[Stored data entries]
(begin)

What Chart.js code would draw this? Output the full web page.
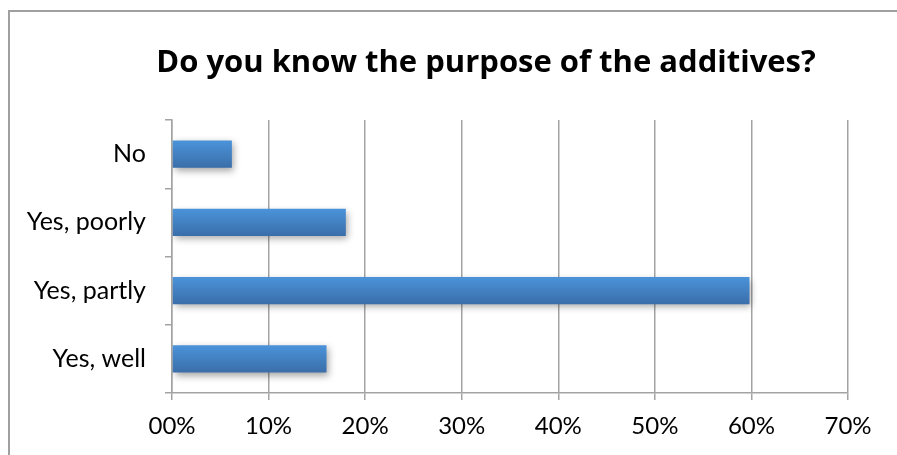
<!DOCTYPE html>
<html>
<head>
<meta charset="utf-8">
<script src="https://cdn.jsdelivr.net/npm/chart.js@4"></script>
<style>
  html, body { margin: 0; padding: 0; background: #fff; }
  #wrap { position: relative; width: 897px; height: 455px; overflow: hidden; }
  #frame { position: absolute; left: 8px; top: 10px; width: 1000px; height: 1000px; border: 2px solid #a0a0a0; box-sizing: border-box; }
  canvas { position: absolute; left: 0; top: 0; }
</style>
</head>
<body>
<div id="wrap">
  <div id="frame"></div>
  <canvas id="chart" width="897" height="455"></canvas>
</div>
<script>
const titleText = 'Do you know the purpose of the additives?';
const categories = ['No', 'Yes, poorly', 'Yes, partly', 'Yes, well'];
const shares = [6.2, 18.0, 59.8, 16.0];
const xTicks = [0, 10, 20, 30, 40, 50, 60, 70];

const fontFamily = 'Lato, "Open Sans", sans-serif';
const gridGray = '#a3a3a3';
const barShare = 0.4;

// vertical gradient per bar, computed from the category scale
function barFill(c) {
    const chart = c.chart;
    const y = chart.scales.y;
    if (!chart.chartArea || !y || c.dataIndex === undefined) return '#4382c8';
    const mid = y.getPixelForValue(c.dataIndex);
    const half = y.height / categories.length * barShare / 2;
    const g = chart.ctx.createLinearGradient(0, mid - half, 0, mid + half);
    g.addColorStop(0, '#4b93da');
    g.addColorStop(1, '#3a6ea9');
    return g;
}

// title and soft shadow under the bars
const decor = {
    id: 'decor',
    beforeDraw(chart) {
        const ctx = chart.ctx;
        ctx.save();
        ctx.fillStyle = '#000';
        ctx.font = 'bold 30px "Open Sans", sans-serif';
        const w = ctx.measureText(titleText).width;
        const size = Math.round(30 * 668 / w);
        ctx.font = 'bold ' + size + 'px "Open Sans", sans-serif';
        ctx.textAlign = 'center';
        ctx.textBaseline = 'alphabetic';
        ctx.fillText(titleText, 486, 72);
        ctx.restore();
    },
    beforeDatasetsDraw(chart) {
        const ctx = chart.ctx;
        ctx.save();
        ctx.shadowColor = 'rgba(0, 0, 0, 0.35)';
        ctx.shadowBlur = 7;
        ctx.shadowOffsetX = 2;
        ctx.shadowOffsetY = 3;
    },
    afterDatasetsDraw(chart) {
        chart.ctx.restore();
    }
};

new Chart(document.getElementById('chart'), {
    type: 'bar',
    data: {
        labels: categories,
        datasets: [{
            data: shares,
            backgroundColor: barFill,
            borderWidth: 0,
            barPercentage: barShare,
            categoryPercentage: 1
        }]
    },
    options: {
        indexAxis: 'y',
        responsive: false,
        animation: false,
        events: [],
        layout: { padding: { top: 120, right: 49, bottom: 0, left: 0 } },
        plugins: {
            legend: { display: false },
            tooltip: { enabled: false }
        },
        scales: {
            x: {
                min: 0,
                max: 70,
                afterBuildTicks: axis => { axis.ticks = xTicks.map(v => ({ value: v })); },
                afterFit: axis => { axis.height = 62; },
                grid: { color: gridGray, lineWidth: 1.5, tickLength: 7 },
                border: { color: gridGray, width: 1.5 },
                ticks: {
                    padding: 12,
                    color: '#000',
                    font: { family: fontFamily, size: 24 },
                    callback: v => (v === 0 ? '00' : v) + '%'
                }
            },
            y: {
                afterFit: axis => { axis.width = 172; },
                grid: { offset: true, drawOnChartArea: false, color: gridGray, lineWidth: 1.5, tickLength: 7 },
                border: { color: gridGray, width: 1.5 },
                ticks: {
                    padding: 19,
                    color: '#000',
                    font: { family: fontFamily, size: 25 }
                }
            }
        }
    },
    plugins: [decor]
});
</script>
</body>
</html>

(end)
(begin)

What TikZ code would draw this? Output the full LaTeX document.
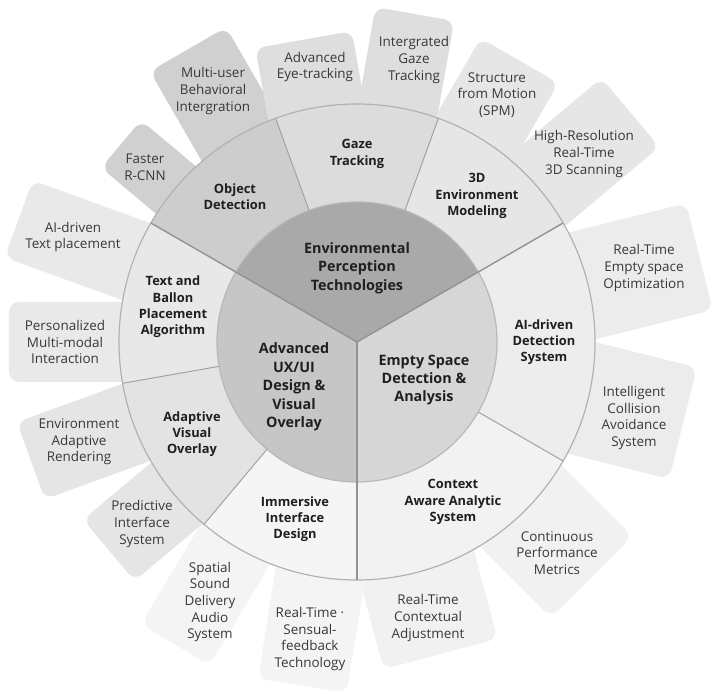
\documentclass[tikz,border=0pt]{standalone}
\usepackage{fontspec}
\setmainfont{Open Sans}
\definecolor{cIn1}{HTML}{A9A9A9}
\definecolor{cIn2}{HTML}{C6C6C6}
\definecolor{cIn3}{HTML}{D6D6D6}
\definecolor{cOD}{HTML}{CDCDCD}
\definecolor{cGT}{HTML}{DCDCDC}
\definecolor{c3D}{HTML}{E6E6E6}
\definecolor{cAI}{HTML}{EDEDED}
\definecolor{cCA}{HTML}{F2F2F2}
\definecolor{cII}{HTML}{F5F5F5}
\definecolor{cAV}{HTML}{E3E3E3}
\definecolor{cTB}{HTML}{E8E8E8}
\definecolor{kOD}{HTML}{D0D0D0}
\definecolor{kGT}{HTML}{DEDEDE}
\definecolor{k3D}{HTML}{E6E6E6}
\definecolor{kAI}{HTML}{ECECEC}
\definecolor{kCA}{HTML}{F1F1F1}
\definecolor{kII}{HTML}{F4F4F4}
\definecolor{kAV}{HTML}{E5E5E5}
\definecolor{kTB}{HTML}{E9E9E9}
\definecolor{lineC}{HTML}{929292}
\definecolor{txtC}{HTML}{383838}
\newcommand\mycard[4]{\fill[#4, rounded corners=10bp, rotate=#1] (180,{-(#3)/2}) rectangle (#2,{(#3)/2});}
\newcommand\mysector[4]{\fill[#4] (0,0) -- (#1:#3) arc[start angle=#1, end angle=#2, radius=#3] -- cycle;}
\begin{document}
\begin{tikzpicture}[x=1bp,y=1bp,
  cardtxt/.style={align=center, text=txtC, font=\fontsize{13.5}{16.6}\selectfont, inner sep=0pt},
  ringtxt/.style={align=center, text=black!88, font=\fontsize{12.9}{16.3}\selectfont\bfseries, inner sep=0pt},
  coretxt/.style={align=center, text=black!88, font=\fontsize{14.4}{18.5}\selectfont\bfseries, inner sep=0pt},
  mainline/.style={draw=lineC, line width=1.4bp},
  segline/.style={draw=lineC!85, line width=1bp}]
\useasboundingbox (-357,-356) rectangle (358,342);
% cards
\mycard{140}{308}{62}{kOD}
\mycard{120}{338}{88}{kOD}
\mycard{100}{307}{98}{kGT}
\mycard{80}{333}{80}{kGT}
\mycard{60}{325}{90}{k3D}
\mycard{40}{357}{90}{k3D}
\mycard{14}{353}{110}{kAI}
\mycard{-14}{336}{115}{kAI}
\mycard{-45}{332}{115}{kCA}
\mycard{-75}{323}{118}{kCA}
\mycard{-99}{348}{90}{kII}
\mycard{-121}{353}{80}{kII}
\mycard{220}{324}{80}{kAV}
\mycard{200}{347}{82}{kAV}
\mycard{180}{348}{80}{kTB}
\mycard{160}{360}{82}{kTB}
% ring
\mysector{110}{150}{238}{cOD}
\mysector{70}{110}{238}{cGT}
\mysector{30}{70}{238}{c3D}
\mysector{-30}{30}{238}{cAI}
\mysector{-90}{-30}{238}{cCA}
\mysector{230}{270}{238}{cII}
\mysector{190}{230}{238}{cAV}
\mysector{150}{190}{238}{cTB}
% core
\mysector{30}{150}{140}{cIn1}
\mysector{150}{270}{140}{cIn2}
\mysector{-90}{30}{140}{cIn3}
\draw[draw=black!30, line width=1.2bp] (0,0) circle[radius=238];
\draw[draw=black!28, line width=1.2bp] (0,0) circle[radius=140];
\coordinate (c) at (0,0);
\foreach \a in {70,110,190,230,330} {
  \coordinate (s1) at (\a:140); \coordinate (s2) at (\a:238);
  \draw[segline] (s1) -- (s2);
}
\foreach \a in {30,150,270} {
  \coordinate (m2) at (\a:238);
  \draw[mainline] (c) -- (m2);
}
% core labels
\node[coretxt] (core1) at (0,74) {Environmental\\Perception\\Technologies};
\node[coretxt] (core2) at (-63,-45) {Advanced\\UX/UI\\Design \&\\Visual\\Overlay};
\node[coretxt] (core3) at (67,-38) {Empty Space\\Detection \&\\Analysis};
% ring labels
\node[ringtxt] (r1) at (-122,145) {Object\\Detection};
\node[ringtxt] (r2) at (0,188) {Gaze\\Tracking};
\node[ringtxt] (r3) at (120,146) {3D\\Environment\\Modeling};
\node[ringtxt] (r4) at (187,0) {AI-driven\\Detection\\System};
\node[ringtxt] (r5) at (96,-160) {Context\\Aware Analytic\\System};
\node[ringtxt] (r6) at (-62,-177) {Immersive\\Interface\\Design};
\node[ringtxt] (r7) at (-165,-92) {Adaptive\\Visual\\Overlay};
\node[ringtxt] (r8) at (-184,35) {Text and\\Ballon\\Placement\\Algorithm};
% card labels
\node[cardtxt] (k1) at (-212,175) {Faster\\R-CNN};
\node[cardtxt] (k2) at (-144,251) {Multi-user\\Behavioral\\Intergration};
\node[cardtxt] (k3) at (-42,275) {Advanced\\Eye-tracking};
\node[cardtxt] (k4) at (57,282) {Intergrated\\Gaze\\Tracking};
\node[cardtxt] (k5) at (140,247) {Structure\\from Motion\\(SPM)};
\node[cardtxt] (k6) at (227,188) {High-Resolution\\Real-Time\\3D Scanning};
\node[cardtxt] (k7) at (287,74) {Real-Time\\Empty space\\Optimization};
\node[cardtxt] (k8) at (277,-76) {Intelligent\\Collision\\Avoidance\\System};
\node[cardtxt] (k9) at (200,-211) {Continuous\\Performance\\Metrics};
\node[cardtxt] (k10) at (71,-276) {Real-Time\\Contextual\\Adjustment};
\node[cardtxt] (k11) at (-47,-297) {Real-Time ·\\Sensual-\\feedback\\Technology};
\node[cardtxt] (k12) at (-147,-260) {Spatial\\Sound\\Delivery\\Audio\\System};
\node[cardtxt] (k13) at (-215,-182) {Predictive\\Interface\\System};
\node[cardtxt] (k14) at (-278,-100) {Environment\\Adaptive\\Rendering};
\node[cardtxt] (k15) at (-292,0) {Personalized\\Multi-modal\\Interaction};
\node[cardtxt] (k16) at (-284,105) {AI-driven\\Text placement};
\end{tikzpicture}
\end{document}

(end)

### YOUR INSTRUCTIONS
Look above for the line with "What Chart.js code" and the line with "const barShare = 0.4;"; set down those two lines and all lines between them exactly, without pictures and without anything else.

### SOLVED PROBLEM
What Chart.js code would draw this? Output the full web page.
<!DOCTYPE html>
<html>
<head>
<meta charset="utf-8">
<script src="https://cdn.jsdelivr.net/npm/chart.js@4"></script>
<style>
  html, body { margin: 0; padding: 0; background: #fff; }
  #wrap { position: relative; width: 897px; height: 455px; overflow: hidden; }
  #frame { position: absolute; left: 8px; top: 10px; width: 1000px; height: 1000px; border: 2px solid #a0a0a0; box-sizing: border-box; }
  canvas { position: absolute; left: 0; top: 0; }
</style>
</head>
<body>
<div id="wrap">
  <div id="frame"></div>
  <canvas id="chart" width="897" height="455"></canvas>
</div>
<script>
const titleText = 'Do you know the purpose of the additives?';
const categories = ['No', 'Yes, poorly', 'Yes, partly', 'Yes, well'];
const shares = [6.2, 18.0, 59.8, 16.0];
const xTicks = [0, 10, 20, 30, 40, 50, 60, 70];

const fontFamily = 'Lato, "Open Sans", sans-serif';
const gridGray = '#a3a3a3';
const barShare = 0.4;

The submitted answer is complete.